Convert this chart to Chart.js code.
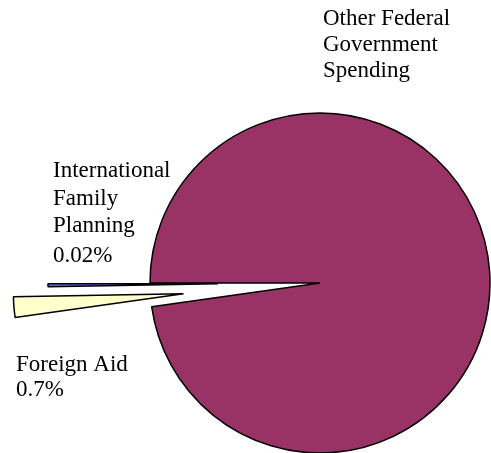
<!DOCTYPE html>
<html>
<head>
<meta charset="utf-8">
<script src="https://cdn.jsdelivr.net/npm/chart.js@4"></script>
<style>
  body { margin: 0; background: #fff; }
  canvas { display: block; }
</style>
</head>
<body>
<canvas id="spendingPie" width="491" height="453"></canvas>
<script>
"use strict";

// slices in drawing order (clockwise, starting just below the left horizontal)
const categories = ["Foreign Aid", "International Family Planning", "Other Federal Government Spending"];
// share of the circle as drawn in the picture (percent)
const sliceShares = [1.95, 0.28, 97.77];
// how far each slice is pulled out of the pie (px)
const explodeBy = [137, 102, 0];
const sliceColors = ["#ffffcc", "#6a6af2", "#993366"];

// text printed next to the pie
const labelLines = [
    ["Foreign Aid", "0.7%"],
    ["International", "Family", "Planning", "0.02%"],
    ["Other Federal", "Government", "Spending"]
];
const labelSpots = [
    { x: 16, y: [371, 396] },
    { x: 53, y: [177, 205, 232, 262] },
    { x: 323, y: [25, 51, 77] }
];

// pull slices out of the pie without growing them (chart.js offset also enlarges the arc)
const explodeSlices = {
    id: "explodeSlices",
    afterDatasetUpdate(chart, args) {
        const meta = chart.getDatasetMeta(args.index);
        meta.data.forEach((arc, i) => {
            const d = explodeBy[i] || 0;
            if (!d) return;
            const mid = (arc.startAngle + arc.endAngle) / 2;
            arc.x += Math.cos(mid) * d;
            arc.y += Math.sin(mid) * d;
        });
    }
};

const sideLabels = {
    id: "sideLabels",
    afterDraw(chart) {
        const ctx = chart.ctx;
        ctx.save();
        ctx.fillStyle = "#000";
        ctx.font = "23px 'Liberation Serif', 'Times New Roman', serif";
        ctx.textBaseline = "alphabetic";
        ctx.textAlign = "left";
        labelLines.forEach((lines, i) => {
            lines.forEach((txt, j) => {
                ctx.fillText(txt, labelSpots[i].x, labelSpots[i].y[j]);
            });
        });
        ctx.restore();
    }
};

const ctx = document.getElementById("spendingPie").getContext("2d");
new Chart(ctx, {
    type: "pie",
    data: {
        labels: categories,
        datasets: [{
            data: sliceShares,
            backgroundColor: sliceColors,
            borderColor: "#000",
            borderWidth: 1.5
        }]
    },
    options: {
        responsive: false,
        animation: false,
        rotation: 262,
        radius: 170,
        layout: { padding: { left: 149, right: 0, top: 113, bottom: 0 } },
        plugins: {
            legend: { display: false },
            tooltip: { enabled: false }
        }
    },
    plugins: [explodeSlices, sideLabels]
});
</script>
</body>
</html>
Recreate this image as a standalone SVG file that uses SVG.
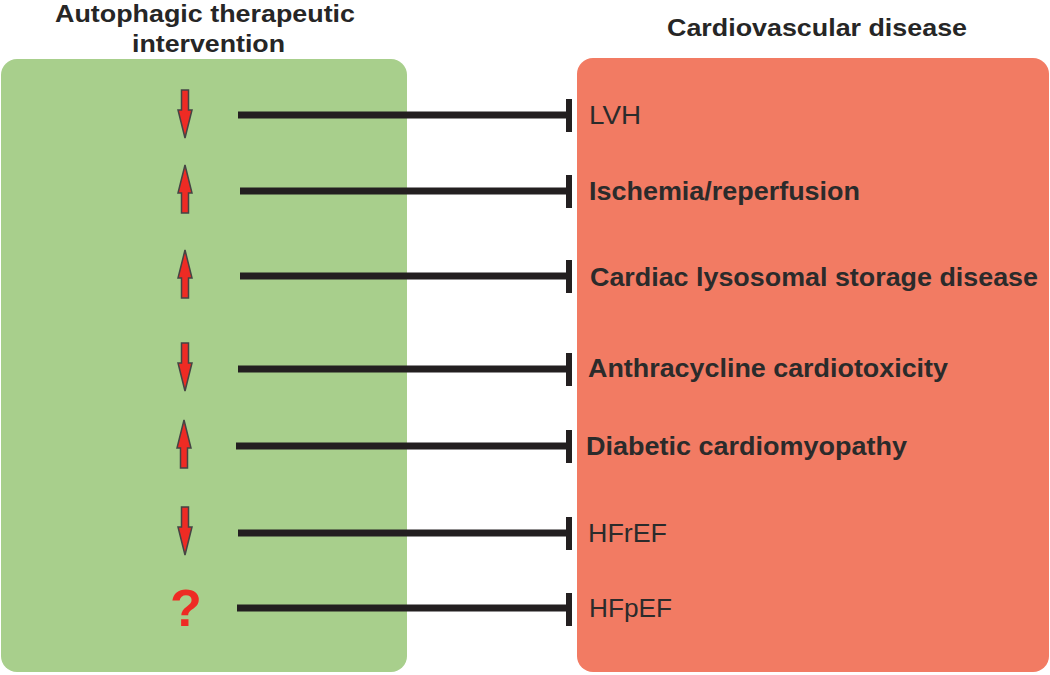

■ EXERCISE GOAL
Copy the records word for word, leaving no picture in the copy.

■ FULL SOLUTION
Convert this chart to Chart.js code.
<!DOCTYPE html>
<html>
<head>
<meta charset="utf-8">
<script src="https://cdn.jsdelivr.net/npm/chart.js@4"></script>
<style>
  body { margin: 0; background: #fff; }
  canvas { display: block; }
</style>
</head>
<body>
<canvas id="spendingPie" width="491" height="453"></canvas>
<script>
"use strict";

// slices in drawing order (clockwise, starting just below the left horizontal)
const categories = ["Foreign Aid", "International Family Planning", "Other Federal Government Spending"];
// share of the circle as drawn in the picture (percent)
const sliceShares = [1.95, 0.28, 97.77];
// how far each slice is pulled out of the pie (px)
const explodeBy = [137, 102, 0];
const sliceColors = ["#ffffcc", "#6a6af2", "#993366"];

// text printed next to the pie
const labelLines = [
    ["Foreign Aid", "0.7%"],
    ["International", "Family", "Planning", "0.02%"],
    ["Other Federal", "Government", "Spending"]
];
const labelSpots = [
    { x: 16, y: [371, 396] },
    { x: 53, y: [177, 205, 232, 262] },
    { x: 323, y: [25, 51, 77] }
];

// pull slices out of the pie without growing them (chart.js offset also enlarges the arc)
const explodeSlices = {
    id: "explodeSlices",
    afterDatasetUpdate(chart, args) {
        const meta = chart.getDatasetMeta(args.index);
        meta.data.forEach((arc, i) => {
            const d = explodeBy[i] || 0;
            if (!d) return;
            const mid = (arc.startAngle + arc.endAngle) / 2;
            arc.x += Math.cos(mid) * d;
            arc.y += Math.sin(mid) * d;
        });
    }
};

const sideLabels = {
    id: "sideLabels",
    afterDraw(chart) {
        const ctx = chart.ctx;
        ctx.save();
        ctx.fillStyle = "#000";
        ctx.font = "23px 'Liberation Serif', 'Times New Roman', serif";
        ctx.textBaseline = "alphabetic";
        ctx.textAlign = "left";
        labelLines.forEach((lines, i) => {
            lines.forEach((txt, j) => {
                ctx.fillText(txt, labelSpots[i].x, labelSpots[i].y[j]);
            });
        });
        ctx.restore();
    }
};

const ctx = document.getElementById("spendingPie").getContext("2d");
new Chart(ctx, {
    type: "pie",
    data: {
        labels: categories,
        datasets: [{
            data: sliceShares,
            backgroundColor: sliceColors,
            borderColor: "#000",
            borderWidth: 1.5
        }]
    },
    options: {
        responsive: false,
        animation: false,
        rotation: 262,
        radius: 170,
        layout: { padding: { left: 149, right: 0, top: 113, bottom: 0 } },
        plugins: {
            legend: { display: false },
            tooltip: { enabled: false }
        }
    },
    plugins: [explodeSlices, sideLabels]
});
</script>
</body>
</html>
Recreate this image as a standalone SVG file that uses SVG.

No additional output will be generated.